A type-safe query language for Tree-sitter.
Query in, typed data out.


stable nightly Apache-2.0 License


⚠️ ALPHA STAGE: not for production use ⚠️



The problem

Tree-sitter solved parsing. It powers syntax highlighting and code navigation at GitHub, drives the editing experience in Zed, Helix, and Neovim. It gives you a fast, accurate, incremental syntax tree for virtually any language.
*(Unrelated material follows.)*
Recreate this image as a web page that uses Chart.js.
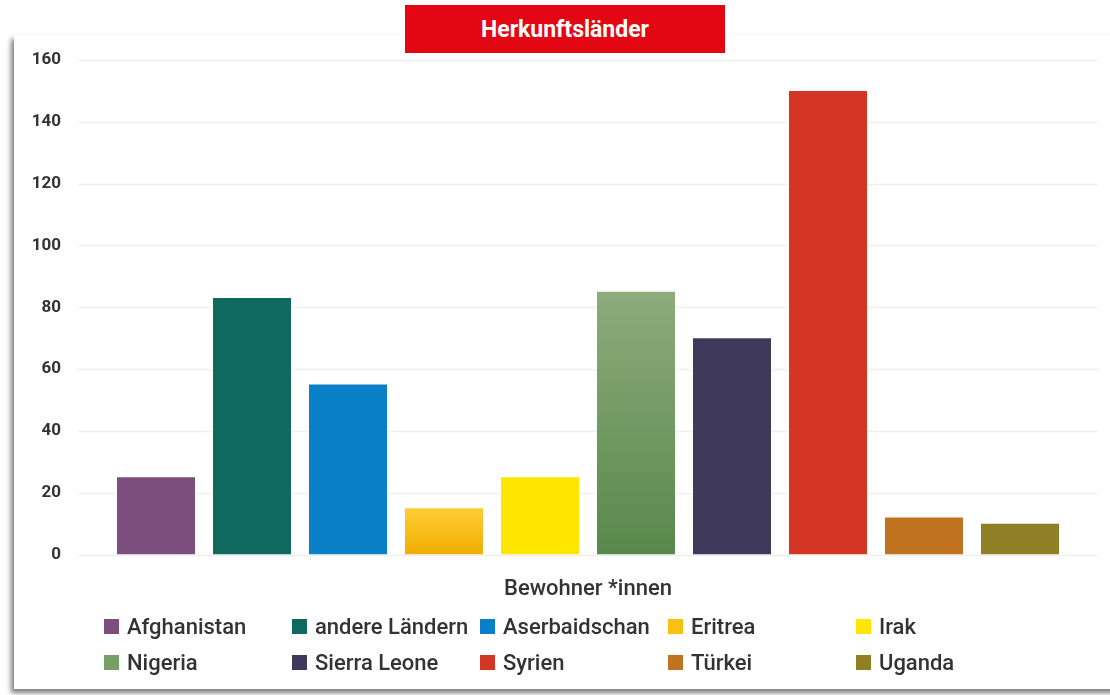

The hard problem now is what comes after parsing: extracting structured data from the tree:

function extractFunction(node: SyntaxNode): FunctionInfo | null {
  if (node.type !== "function_declaration") {
    return null;
  }
  const name = node.childForFieldName("name");
  const body = node.childForFieldName("body");
  if (!name || !body) {
    return null;
  }
  return {
    name: name.text,
    body,
  };
}

Every extraction requires a new function, each one a potential source of bugs that won't surface until production.

The solution

Plotnik extends Tree-sitter queries with type annotations:

(function_declaration
  name: (identifier) @name :: string
  body: (statement_block) @body
) @func :: FunctionInfo

The query describes structure, and Plotnik infers the output type:

interface FunctionInfo {
  name: string;
  body: SyntaxNode;
}

This structure is guaranteed by the query engine. No defensive programming needed.

But what about Tree-sitter queries?

Tree-sitter already has queries:

(function_declaration
  name: (identifier) @name
  body: (statement_block) @body)

The result is a flat capture list:

query.matches(tree.rootNode);
// → [{ captures: [{ name: "name", node }, { name: "body", node }] }, ...]

The assembly layer is up to you:

const name = match.captures.find((c) => c.name === "name")?.node;
const body = match.captures.find((c) => c.name === "body")?.node;
if (!name || !body) throw new Error("Missing capture");
return { name: name.text, body };

This means string-based lookup, null checks, and manual type definitions kept in sync by convention.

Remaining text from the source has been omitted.